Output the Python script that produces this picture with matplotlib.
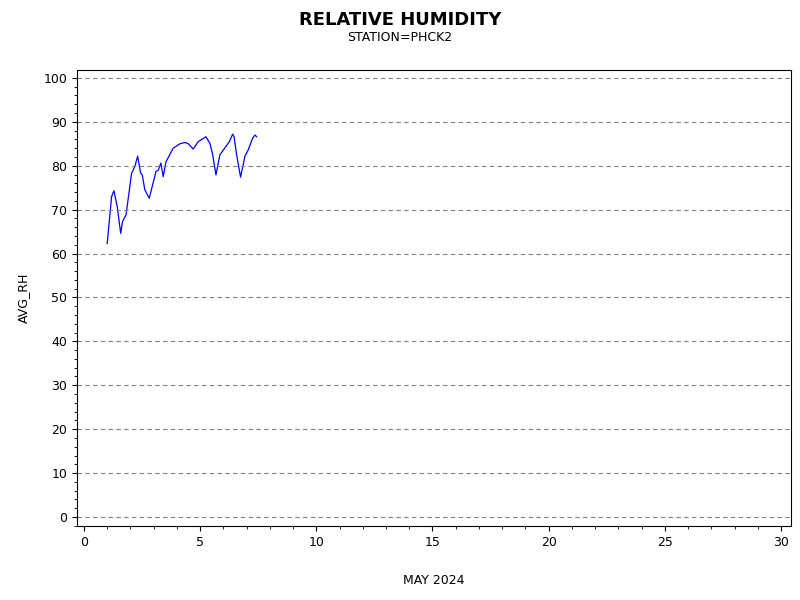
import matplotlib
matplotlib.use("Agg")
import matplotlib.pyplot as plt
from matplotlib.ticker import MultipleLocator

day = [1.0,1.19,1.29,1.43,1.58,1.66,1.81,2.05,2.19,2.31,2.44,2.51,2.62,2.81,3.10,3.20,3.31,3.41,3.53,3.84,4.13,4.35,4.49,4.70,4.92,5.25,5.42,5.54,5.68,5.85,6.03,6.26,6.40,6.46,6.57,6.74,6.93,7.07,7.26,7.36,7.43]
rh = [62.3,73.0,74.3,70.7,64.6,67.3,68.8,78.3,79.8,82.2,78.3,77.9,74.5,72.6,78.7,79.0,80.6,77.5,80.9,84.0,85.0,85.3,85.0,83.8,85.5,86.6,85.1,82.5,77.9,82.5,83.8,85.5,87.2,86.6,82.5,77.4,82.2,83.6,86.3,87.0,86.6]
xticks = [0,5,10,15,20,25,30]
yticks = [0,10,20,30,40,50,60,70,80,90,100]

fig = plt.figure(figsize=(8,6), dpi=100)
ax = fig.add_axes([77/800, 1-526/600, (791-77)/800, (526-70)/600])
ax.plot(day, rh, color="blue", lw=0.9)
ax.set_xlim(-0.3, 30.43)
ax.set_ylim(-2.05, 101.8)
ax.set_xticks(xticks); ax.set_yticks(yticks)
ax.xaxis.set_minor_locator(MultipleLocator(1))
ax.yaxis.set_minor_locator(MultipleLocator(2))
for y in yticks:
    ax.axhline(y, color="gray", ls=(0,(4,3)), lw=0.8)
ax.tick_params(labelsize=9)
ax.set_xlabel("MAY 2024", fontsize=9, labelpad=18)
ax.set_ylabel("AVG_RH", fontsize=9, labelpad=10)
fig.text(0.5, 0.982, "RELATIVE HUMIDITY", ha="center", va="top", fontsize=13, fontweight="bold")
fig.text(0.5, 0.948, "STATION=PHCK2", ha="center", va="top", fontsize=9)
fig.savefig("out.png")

□ □ □

## Instruction:
Write the listing above out again exactly, dropping each image.

## Finished answer:
Output the Python script that produces this picture with matplotlib.
import matplotlib
matplotlib.use("Agg")
import matplotlib.pyplot as plt
from matplotlib.ticker import MultipleLocator

day = [1.0,1.19,1.29,1.43,1.58,1.66,1.81,2.05,2.19,2.31,2.44,2.51,2.62,2.81,3.10,3.20,3.31,3.41,3.53,3.84,4.13,4.35,4.49,4.70,4.92,5.25,5.42,5.54,5.68,5.85,6.03,6.26,6.40,6.46,6.57,6.74,6.93,7.07,7.26,7.36,7.43]
rh = [62.3,73.0,74.3,70.7,64.6,67.3,68.8,78.3,79.8,82.2,78.3,77.9,74.5,72.6,78.7,79.0,80.6,77.5,80.9,84.0,85.0,85.3,85.0,83.8,85.5,86.6,85.1,82.5,77.9,82.5,83.8,85.5,87.2,86.6,82.5,77.4,82.2,83.6,86.3,87.0,86.6]
xticks = [0,5,10,15,20,25,30]
yticks = [0,10,20,30,40,50,60,70,80,90,100]

fig = plt.figure(figsize=(8,6), dpi=100)
ax = fig.add_axes([77/800, 1-526/600, (791-77)/800, (526-70)/600])
ax.plot(day, rh, color="blue", lw=0.9)
ax.set_xlim(-0.3, 30.43)
ax.set_ylim(-2.05, 101.8)
ax.set_xticks(xticks); ax.set_yticks(yticks)
ax.xaxis.set_minor_locator(MultipleLocator(1))
ax.yaxis.set_minor_locator(MultipleLocator(2))
for y in yticks:
    ax.axhline(y, color="gray", ls=(0,(4,3)), lw=0.8)
ax.tick_params(labelsize=9)
ax.set_xlabel("MAY 2024", fontsize=9, labelpad=18)
ax.set_ylabel("AVG_RH", fontsize=9, labelpad=10)
fig.text(0.5, 0.982, "RELATIVE HUMIDITY", ha="center", va="top", fontsize=13, fontweight="bold")
fig.text(0.5, 0.948, "STATION=PHCK2", ha="center", va="top", fontsize=9)
fig.savefig("out.png")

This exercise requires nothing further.